Your task
Write each line of the material exactly as given, from the top through the line that contains "import * as", and omit all pictures.

BEGIN Given data

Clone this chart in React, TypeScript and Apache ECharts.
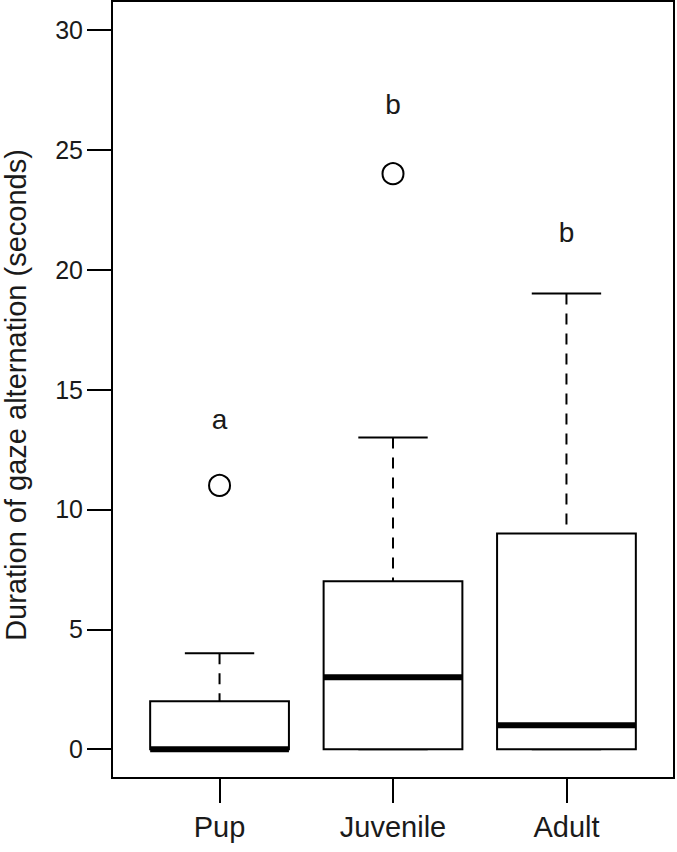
import React, { useEffect, useRef } from "react";
import * as echarts from "echarts";

const categories = ["Pup", "Juvenile", "Adult"];
const whiskerLow = [0, 0, 0];
const q1 = [0, 0, 0];
const median = [0, 3, 1];
const q3 = [2, 7, 9];
const whiskerHigh = [4, 13, 19];
const outlierGroup = [1, 2];
const outlierValue = [11, 24];
const letters = ["a", "b", "b"];
const letterY = [13.75, 26.9, 21.55];
const yTicks = [0, 5, 10, 15, 20, 25, 30];
const yTitle = "Duration of gaze alternation (seconds)";

const FONT = "'Liberation Sans', Arial, Helvetica, sans-serif";
const TEXT = "#1a1a1a";

export default function App() {
  const ref = useRef<HTMLDivElement>(null);
  useEffect(() => {
    if (!ref.current) return;
    const chart = echarts.init(ref.current, null, { renderer: "svg" });
    const boxData = categories.map((_, i) => [
      i + 1,
      whiskerLow[i],
      q1[i],
      median[i],
      q3[i],
      whiskerHigh[i],
    ]);
    const option: any = {
      animation: false,
      backgroundColor: "#fff",
      grid: {
        left: 112,
        right: 3,
        top: 1,
        bottom: 74,
        show: true,
        containLabel: false,
        outerBoundsMode: "none",
        borderColor: "#000",
        borderWidth: 2,
        backgroundColor: "transparent",
      },
      xAxis: {
        type: "value",
        min: 0.38,
        max: 3.62,
        splitLine: { show: false },
        axisLine: { show: true, onZero: false, lineStyle: { color: "#000", width: 2 } },
        axisTick: {
          show: true,
          length: 25,
          customValues: [1, 2, 3],
          lineStyle: { color: "#000", width: 2 },
        },
        axisLabel: {
          customValues: [1, 2, 3],
          formatter: (v: number) => categories[Math.round(v) - 1] ?? "",
          fontSize: 29,
          fontFamily: FONT,
          color: TEXT,
          margin: 34,
        },
      },
      yAxis: {
        type: "value",
        min: -1.2,
        max: 31.2,
        name: yTitle,
        nameLocation: "middle",
        nameRotate: 90,
        nameGap: 82,
        nameTextStyle: { fontSize: 29, fontFamily: FONT, color: TEXT, padding: [0, 11, 0, 0] },
        splitLine: { show: false },
        axisLine: { show: true, onZero: false, lineStyle: { color: "#000", width: 2 } },
        axisTick: {
          show: true,
          length: 25,
          customValues: yTicks,
          lineStyle: { color: "#000", width: 2 },
        },
        axisLabel: {
          customValues: yTicks,
          fontSize: 25,
          fontFamily: FONT,
          color: TEXT,
          margin: 29,
        },
      },
      series: [
        {
          type: "custom",
          data: boxData,
          encode: { x: 0, y: [1, 2, 3, 4, 5] },
          clip: false,
          renderItem: (params: any, api: any) => {
            const x = api.value(0);
            const lo = api.value(1);
            const b1 = api.value(2);
            const md = api.value(3);
            const b3 = api.value(4);
            const hi = api.value(5);
            const p = (xx: number, yy: number) => api.coord([xx, yy]);
            const line = (a: number[], b: number[], w: number, dash?: number[]) => ({
              type: "line",
              shape: { x1: a[0], y1: a[1], x2: b[0], y2: b[1] },
              style: { stroke: "#000", lineWidth: w, lineDash: dash, lineCap: "butt" },
            });
            const children: any[] = [];
            if (hi !== b3) children.push(line(p(x, hi), p(x, b3), 2, [11, 9]));
            if (lo !== b1) children.push(line(p(x, lo), p(x, b1), 2, [11, 9]));
            children.push(line(p(x - 0.2, hi), p(x + 0.2, hi), 2));
            children.push(line(p(x - 0.2, lo), p(x + 0.2, lo), 2));
            const tl = p(x - 0.4, b3);
            const br = p(x + 0.4, b1);
            children.push({
              type: "rect",
              shape: { x: tl[0], y: tl[1], width: br[0] - tl[0], height: br[1] - tl[1] },
              style: { fill: "#fff", stroke: "#000", lineWidth: 2 },
            });
            children.push(line(p(x - 0.4, md), p(x + 0.4, md), 6));
            return { type: "group", children };
          },
          z: 2,
        },
        {
          type: "scatter",
          data: outlierGroup.map((g, i) => [g, outlierValue[i]]),
          symbol: "circle",
          symbolSize: 21,
          itemStyle: { color: "rgba(0,0,0,0)", borderColor: "#000", borderWidth: 2, opacity: 1 },
          z: 3,
        },
        {
          type: "scatter",
          data: letters.map((t, i) => [i + 1, letterY[i], t]),
          symbolSize: 0,
          itemStyle: { opacity: 1 },
          label: {
            show: true,
            position: "inside",
            formatter: (pr: any) => pr.data[2],
            fontSize: 28,
            fontFamily: FONT,
            color: TEXT,
            opacity: 1,
          },
          z: 3,
        },
      ],
    };
    chart.setOption(option);
    return () => chart.dispose();
  }, []);
  return (
    <div
      ref={ref}
      style={{ position: "absolute", left: 0, top: 0, width: 677, height: 852 }}
    />
  );
}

END Given data

Reply to the exercise
Clone this chart in React, TypeScript and Apache ECharts.
import React, { useEffect, useRef } from "react";
import * as echarts from "echarts";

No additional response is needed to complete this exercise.